Week 12 Luke Yiannatji

November 20, 2011 at 6:07 pm | Posted in Uncategorized | Leave a comment

Kerr and Offit

In, The Autism Spectrum Disorders/Vaccine Link Debate, Kerr begins his introduction by pointing out the fact that the hypothesis claiming vaccinations may cause ASD has been refuted by very highly regarded institutions including the US Federal Government, Institute of Medicine, and American Academy of Pediatrics. These groups repeatedly defend their stance despite efforts from Safeminds, Generation Rescue, Moms Against Mercury, who have taken this hypothesis in the political realm forcing many serious political discussions. Kerr’s research is done in an attempt to “answer the question of how and why activists continue to mobilize around the hypothesis that mercury in vaccines triggers and/or causes ASD. He refers to organizations such as these as HSM’s (health social movements) and says that “uncertainty alone can be sufficient to generate a HSM.” He revolves his concluding thoughts around “the influence of uncertainty” and claims this debate falls under five different types of uncertainty: diagnostic, etiological, dose-response relationship, synergistic effects, and past body exposure. He also claims these “HSM” movements have an advantage in that they can make bolder claims whereas the government in their refutation is forced to use language that sounds less powerful such as “evidence supports a rejection of the causal hypothesis.” Also, by using simple and direct messages, activists can get around the uncertainty while still being influential. Therefore, parents who are “hungry for answers” jump on board with the activists and since their claims are based on personal experience, they are given credibility. His final thoughts on the matter show an attempt to add a bit of sympathy and empathy for the affected families as he defends their rejection of research’s rejection of a causative link, saying this will help the families continue to hope for a cure. His epilogue further portrays an interesting viewpoint as he adds a thoughtful suggestion to mainstream medicine involved in this debate, stating, “…rather than framing the movement as fringe or radical, attempt to reach out and offer support and understanding and, most importantly, hope.”

Paul Offit, in chapter 8 of Autism’s False Prophets, presents an in-depth, though slightly biased, analysis of the “Omnibus Autism Proceeding” where parents of children with autism took their case to court in 2007. He starts by pointing out the setting of the case: “They were suing the federal government in a federal court.” Obviously, this was not a historical first, but Offit is right in pointing out this was not ideal for the plaintiffs. After discussing the terms of the National Childhood Vaccine Injury Act and Vaccine Injury Compensation Program, he points out that none of the three judges had a professional background in science or medicine, and that “although scientists had already rendered a verdict on whether MMR or thimerosal caused autism, these judges would be the final arbiters of scientific truth.” Offit then portrays the lawyers for the plaintiffs as some fat cat lawyers with an agenda make money off of the twelve year old, Michelle, who suffers from autism. Offit then presents the story provided by the parents of Michelle on how their daughter’s autism came about. Then the plaintiffs used experts to provide an explanation for her autism. However, after the defense questioned the expertise of Aposhian, Bryers, and Kinsbourne, and after all of the claims related to the study from Wakefield were thrown out of the window by an expert of the highest credentials, molecular biologist Stephen Bustin, the prosecution was very weakened. In short, the Court ruled that the combination of MMR and thimerosal didn’t cause autism. Offit claims they “sided with science”.

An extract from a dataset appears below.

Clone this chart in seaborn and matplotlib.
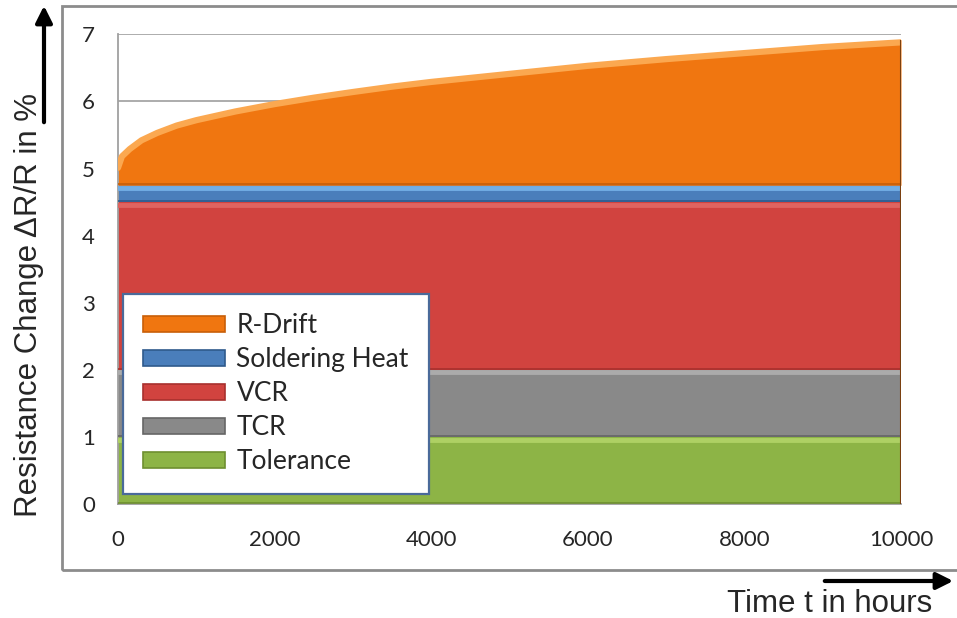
import numpy as np
import matplotlib.pyplot as plt
import seaborn as sns
from matplotlib.patches import Rectangle, Patch

# ---- data ----
hours = [0, 50, 150, 300, 500, 750, 1000, 1500, 2000, 2500, 3000, 3500,
         4000, 5000, 6000, 7000, 8000, 9000, 10000]
tolerance = [1.0, 1.0, 1.0, 1.0, 1.0, 1.0, 1.0, 1.0, 1.0, 1.0, 1.0, 1.0,
             1.0, 1.0, 1.0, 1.0, 1.0, 1.0, 1.0]
tcr = [1.0, 1.0, 1.0, 1.0, 1.0, 1.0, 1.0, 1.0, 1.0, 1.0, 1.0, 1.0,
       1.0, 1.0, 1.0, 1.0, 1.0, 1.0, 1.0]
vcr = [2.5, 2.5, 2.5, 2.5, 2.5, 2.5, 2.5, 2.5, 2.5, 2.5, 2.5, 2.5,
       2.5, 2.5, 2.5, 2.5, 2.5, 2.5, 2.5]
soldering = [0.25, 0.25, 0.25, 0.25, 0.25, 0.25, 0.25, 0.25, 0.25, 0.25, 0.25, 0.25,
             0.25, 0.25, 0.25, 0.25, 0.25, 0.25, 0.25]
r_drift = [0.30, 0.47, 0.58, 0.71, 0.82, 0.93, 1.01, 1.14, 1.25, 1.345, 1.43, 1.51,
           1.58, 1.70, 1.82, 1.92, 2.01, 2.10, 2.17]

series_names = ["Tolerance", "TCR", "VCR", "Soldering Heat", "R-Drift"]
x_tick_values = [0, 1000, 2000, 3000, 4000, 5000, 6000, 7000, 8000, 9000, 10000]
x_tick_labels = ["0", "", "2000", "", "4000", "", "6000", "", "8000", "", "10000"]
y_tick_values = [0, 1, 2, 3, 4, 5, 6, 7]

fill_colors = ["#8DB446", "#898989", "#D1433F", "#4A7EBB", "#F07610"]
edge_colors = ["#6E8F30", "#666666", "#A8302D", "#2F5A8C", "#C85F08"]
light_colors = ["#AED064", "#ABABAB", "#E06460", "#72AEE6", "#FBA850"]

sns.set_theme(style="white")
plt.rcParams["font.family"] = ["Lato", "DejaVu Sans"]

W, H = 957, 618
fig = plt.figure(figsize=(W / 100, H / 100), dpi=100)
ax = fig.add_axes([118 / W, 1 - 504 / H, 783 / W, 469.7 / H])

ax.set_xlim(0, 10000)
ax.set_ylim(0, 7)
ax.set_axisbelow(True)
ax.yaxis.grid(True, color="#A6A6A6", lw=1.3)
ax.xaxis.grid(False)

layers = [tolerance, tcr, vcr, soldering, r_drift]
ax.stackplot(hours, *layers, colors=fill_colors, lw=0, zorder=2)

# bevel-ish highlights on each band
lower = np.zeros(len(hours))
for i, (vals, light, dark) in enumerate(zip(layers, light_colors, edge_colors)):
    upper = lower + np.array(vals)
    top_w = 4.5 if i == len(layers) - 1 else 3.5
    sns.lineplot(x=hours, y=upper - 0.04, color=light, lw=top_w, ax=ax, zorder=3)
    sns.lineplot(x=hours, y=lower + 0.015, color=dark, lw=1.2, ax=ax, zorder=3)
    lower = upper
ax.vlines(10000, 0, lower[-1], color="#7A4010", lw=1.5, zorder=4)

ax.set_xticks(x_tick_values)
ax.set_xticklabels(x_tick_labels)
ax.set_yticks(y_tick_values)
ax.tick_params(axis="both", direction="out", color="#A0A0A0", width=1.3,
               labelsize=16, labelcolor="#262626")
ax.tick_params(axis="y", length=7.5, pad=9)
ax.tick_params(axis="x", length=5.5, pad=13)
for side in ["top", "right"]:
    ax.spines[side].set_visible(False)
for side in ["left", "bottom"]:
    ax.spines[side].set_color("#A0A0A0")
    ax.spines[side].set_linewidth(1.3)
ax.set_xlabel("")
ax.set_ylabel("")

handles = [Patch(facecolor=c, edgecolor=e, lw=1.2)
           for c, e in zip(fill_colors, edge_colors)][::-1]
leg = ax.legend(handles, series_names[::-1], loc="lower left",
                bbox_to_anchor=(123 / W, 1 - 494 / H), bbox_transform=fig.transFigure,
                borderaxespad=0, frameon=True, fancybox=False, framealpha=1,
                edgecolor="#4A6A9A", fontsize=19, handlelength=3.1, handleheight=0.55,
                labelspacing=0.34, borderpad=0.75, handletextpad=0.45)
leg.get_frame().set_linewidth(1.6)
leg.set_zorder(10)

# outer chart border
fig.add_artist(Rectangle((62 / W, 1 - 570 / H), 1.0, 564 / H, transform=fig.transFigure,
                         fill=False, ec="#8C8C8C", lw=2))

# axis titles with arrows
fig.text(29 / W, 1 - 305 / H, "Resistance Change ΔR/R in %", rotation=90,
         ha="center", va="center", fontsize=22.5, family=["Liberation Sans"])
fig.text(830 / W, 1 - 604 / H, "Time t in hours", ha="center", va="center",
         fontsize=22.5, family=["Liberation Sans"])
arrow = dict(arrowstyle="-|>", lw=3, color="black", mutation_scale=25)
ax.annotate("", xy=(44, H - 3), xytext=(44, H - 125), xycoords="figure pixels",
            textcoords="figure pixels", arrowprops=arrow, annotation_clip=False)
ax.annotate("", xy=(956, H - 581), xytext=(822, H - 581), xycoords="figure pixels",
            textcoords="figure pixels", arrowprops=arrow, annotation_clip=False)

fig.savefig("out.png", dpi=100)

Although both Offit and Kerr both agree with the scientific conclusion that refutes the hypothesis made by the activists, Kerr seems to be more sympathetic to the parents of autistic children who pushed this issue onto the federal court. From the beginning of the discussion on whether autism could be caused by vaccines or mercury, Offit seemed to take a defensive, albeit convincing, approach to dealing with those under this belief. Much of his chapter reviewing the court hearings and final decision was filled with preconceived notions that those from the activist groups did not have the credentials to make such claims and that their arguments were weak and invalid. He also spent a good portion of this chapter questioning the motives of the lawyers involved in addition to the qualifications of the judges to make a important decision on a scientific matter. This leads me to question how it is possible to stay “objective” when discussing this matter since people clearly will have a preconceived viewpoint one way or the other.

While Offit is clearly biased when judging the parents of those with ASD, Kerr, on the other hand, at the very least attempted to remain objective in presenting his piece regarding how and why such HSM movements form. By illustrating his thoughts as to why he believes these groups form, he appears to show empathy for the parents. He sees them as organizing around shared experiences in hopes of finding a solution, rather than organizing for the purposes of pure compensation like Offit frequently claims. He further believes that mainstream medicine attacks these people too much, and should instead provide support, understanding, and hope.

Is the formation of groups such as Safeminds, Generation Rescue, Moms Against Mercury helpful, harmful, or neutral in finding a solution to autism?

Is it possible to disagree with some of the beliefs of these groups while simultaneously providing “support, understanding, and hope”?